Privacy Patience
You can’t read a recipe for scrambled eggs without first solving a philosophical dilemma about data privacy these days. GDPR and CCPA went a long way to help privacy, but it also came with fallout, the nuclear kind. With its promised control came a never-ending carnival game where every website asks, “Hey, wanna play ‘Configure Your Tracking Preferences’ before you read this 30-second article?” The options? “Accept All” (aka “Do Whatever You Want With My Soul”), “Reject All” (hidden under 17 submenus), or “Customize” (which requires a law degree and 45 minutes of your life you’ll never get back).

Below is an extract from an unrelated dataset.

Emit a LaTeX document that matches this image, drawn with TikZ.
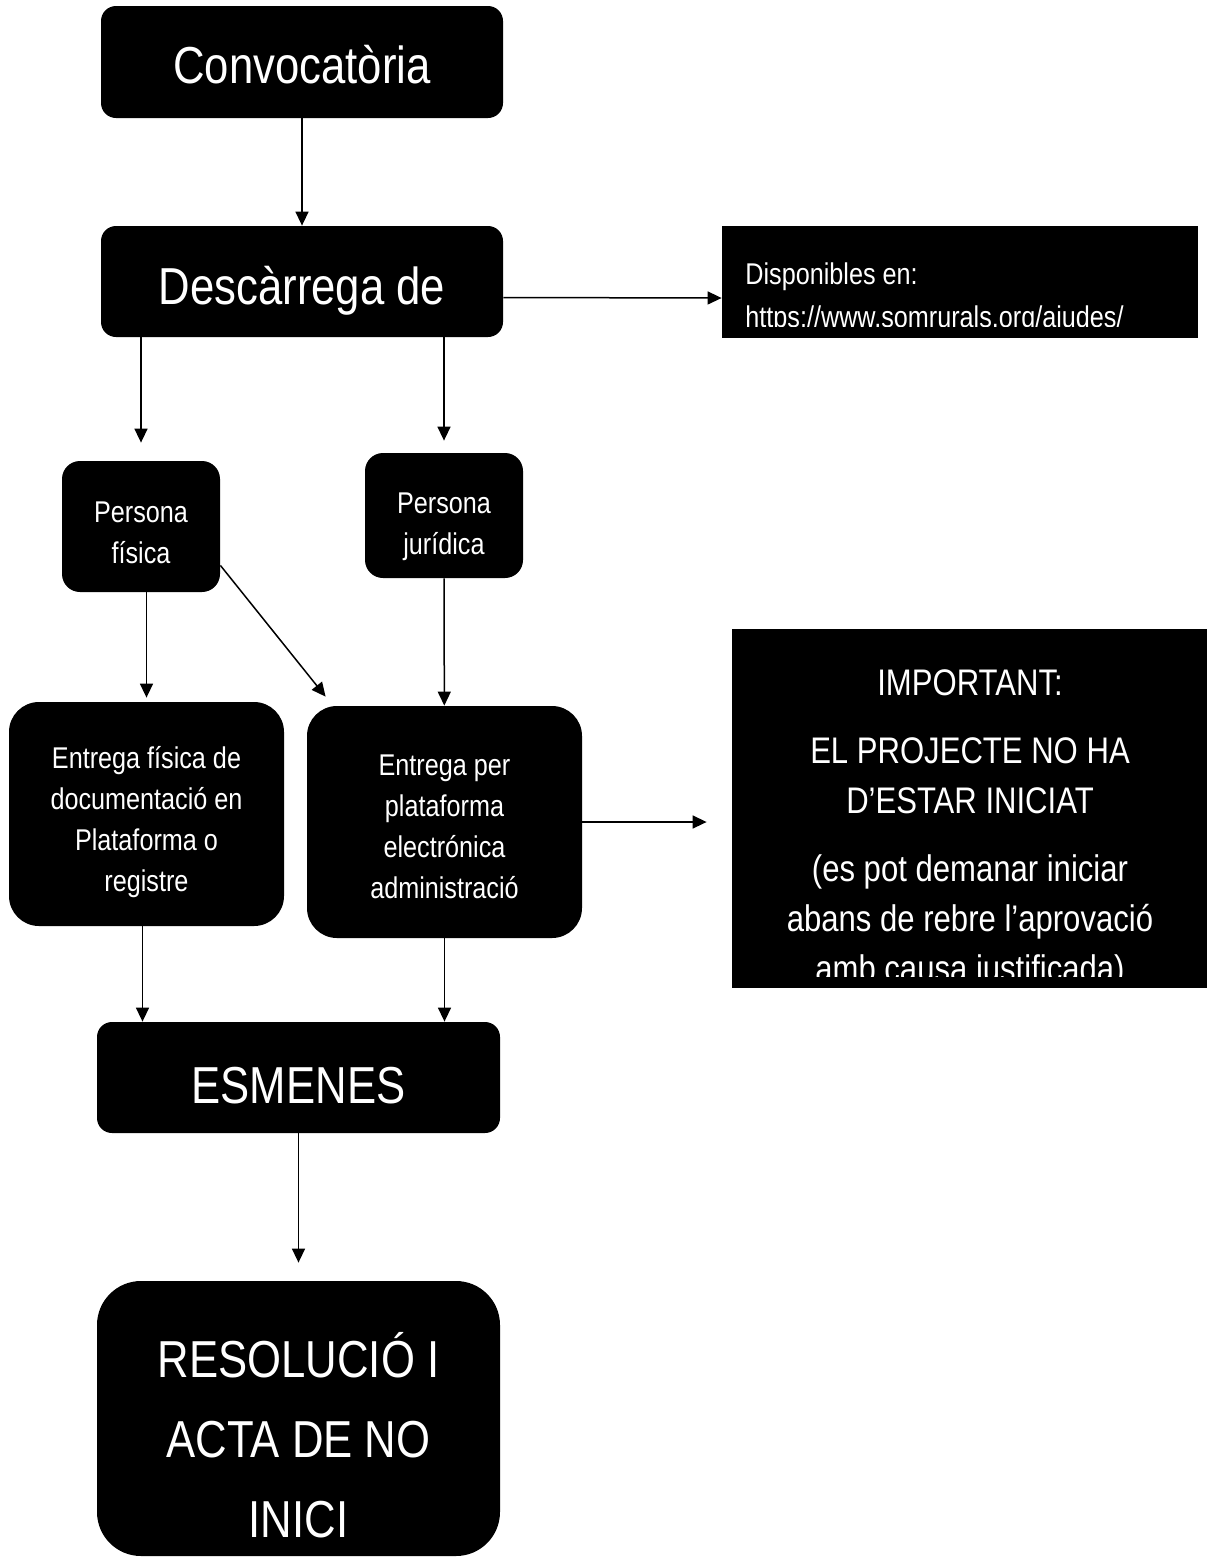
\documentclass[tikz,border=0pt]{standalone}
\usepackage{fontspec}
\setmainfont{Liberation Sans}[FakeStretch=0.84]
\usetikzlibrary{arrows.meta,positioning}

\begin{document}
\begin{tikzpicture}[
  x=0.5pt, y=-0.5pt,
  blk/.style={fill=black, text=white, rounded corners=7.5pt, align=center, inner sep=0pt},
  big/.style={blk, minimum width=201pt, minimum height=56pt, font=\fontsize{26}{32}\selectfont},
  small/.style={blk, rounded corners=9pt, minimum width=79pt, font=\fontsize{15}{20.5}\selectfont},
  mid/.style={blk, rounded corners=15pt, minimum width=137.5pt, font=\fontsize{15}{20.5}\selectfont},
  note/.style={fill=black, inner sep=0pt},
  wtext/.style={text=white, inner sep=0pt},
  drop/.style={execute at begin node={\rule{0pt}{#1}}},
  arr/.style={-{Triangle[length=7pt,width=6.5pt]}, line width=0.75pt},
]
\useasboundingbox (0,0) rectangle (1207,1559);

\node[big, drop=22pt] (conv) at (302,62) {Convocatòria};
\node[big, drop=28.5pt, minimum height=55.5pt] (desc) at (302,281.5) {Descàrrega de};
\node[note, minimum width=238pt, minimum height=56pt] (disp) at (960,282) {};
\node[small, drop=37pt, minimum height=65.5pt] (pf) at (141,526.5) {Persona\\física};
\node[small, drop=42pt, minimum height=62.5pt] (pj) at (444,515.5) {Persona\\jurídica};
\node[mid, drop=81pt, minimum height=112pt] (ef) at (146.5,814) {Entrega física de\\documentació en\\Plataforma o\\registre};
\node[mid, drop=76.5pt, minimum height=116pt] (ep) at (444.5,822) {Entrega per\\plataforma\\electrónica\\administració};
\node[note, minimum width=237.5pt, minimum height=179.5pt] (imp) at (969.5,808.5) {};
\node[big, drop=26pt, minimum width=201.5pt, minimum height=55.5pt] (esm) at (298.5,1077.5) {ESMENES};
\node[big, minimum width=201.5pt, rounded corners=22pt, minimum height=137.5pt] (res) at (298.5,1418.5) {};
\node[wtext, align=center, font=\fontsize{26}{40}\selectfont] (restext) at (298.5,1435) {RESOLUCIÓ I\\ACTA DE NO\\INICI};

% texts cut off at the bottom of their boxes
\begin{scope}
  \clip (disp.north west) rectangle ([yshift=6pt]disp.south east);
  \node[wtext, anchor=west, align=left, font=\fontsize{15}{21.5}\selectfont] (disptext) at (745,298) {Disponibles en:\\https://www.somrurals.org/ajudes/};
\end{scope}
\begin{scope}
  \clip (imp.north west) rectangle ([yshift=6pt]imp.south east);
  \node[wtext, align=center, font=\fontsize{18.5}{25}\selectfont] (imptext) at (970,829) {IMPORTANT:\\[9pt]EL PROJECTE NO HA\\D’ESTAR INICIAT\\[9pt](es pot demanar iniciar\\abans de rebre l’aprovació\\amb causa justificada)};
\end{scope}

\draw[arr] (conv) -- (desc);
\draw[arr] ([yshift=-8pt]desc.east) -- ([yshift=-8pt]disp.west);
\draw[arr] (desc.south -| pf) -- ([yshift=9pt]pf.north);
\draw[arr] (desc.south -| pj) -- ([yshift=6pt]pj.north);
\draw[arr, shorten >=2pt] (pf.south -| ef) -- (ef.north);
\draw[arr] ([yshift=13.5pt]pf.south east) -- ([xshift=9.5pt,yshift=4.5pt]ep.north west);
\draw[arr] (pj) -- (ep);
\draw[arr] (ep.east) -- ([xshift=-12.5pt]imp.west |- ep.east);
\draw[arr] ([xshift=-2pt]ef.south) -- ([xshift=-2pt]ef.south |- esm.north);
\draw[arr] (ep.south) -- (ep.south |- esm.north);
\draw[arr] (esm) -- ([yshift=9pt]res.north);
\end{tikzpicture}
\end{document}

The dark patterns are chef’s kiss levels of shady—like when “Yes, Track Me Into Oblivion” is a glowing green button the size of a truck, while “No Thanks” is a microscopic gray dot that might be a speck of dust on your screen. No wonder we’ve all got consent fatigue—clicking “Accept All” just to make the pop-ups go away is the digital equivalent of “Fine, take my firstborn, just let me read about cats in peace!”
So here we are: empowered by privacy laws, yet trapped in a hellscape of legal jargon and fake choices. The irony? By the time you’ve opted out of everything, you’ve been tracked more than a CIA suspect. Tip: If a website’s cookie banner has more options than a Starbucks menu, just close the tab. Your sanity will thank you.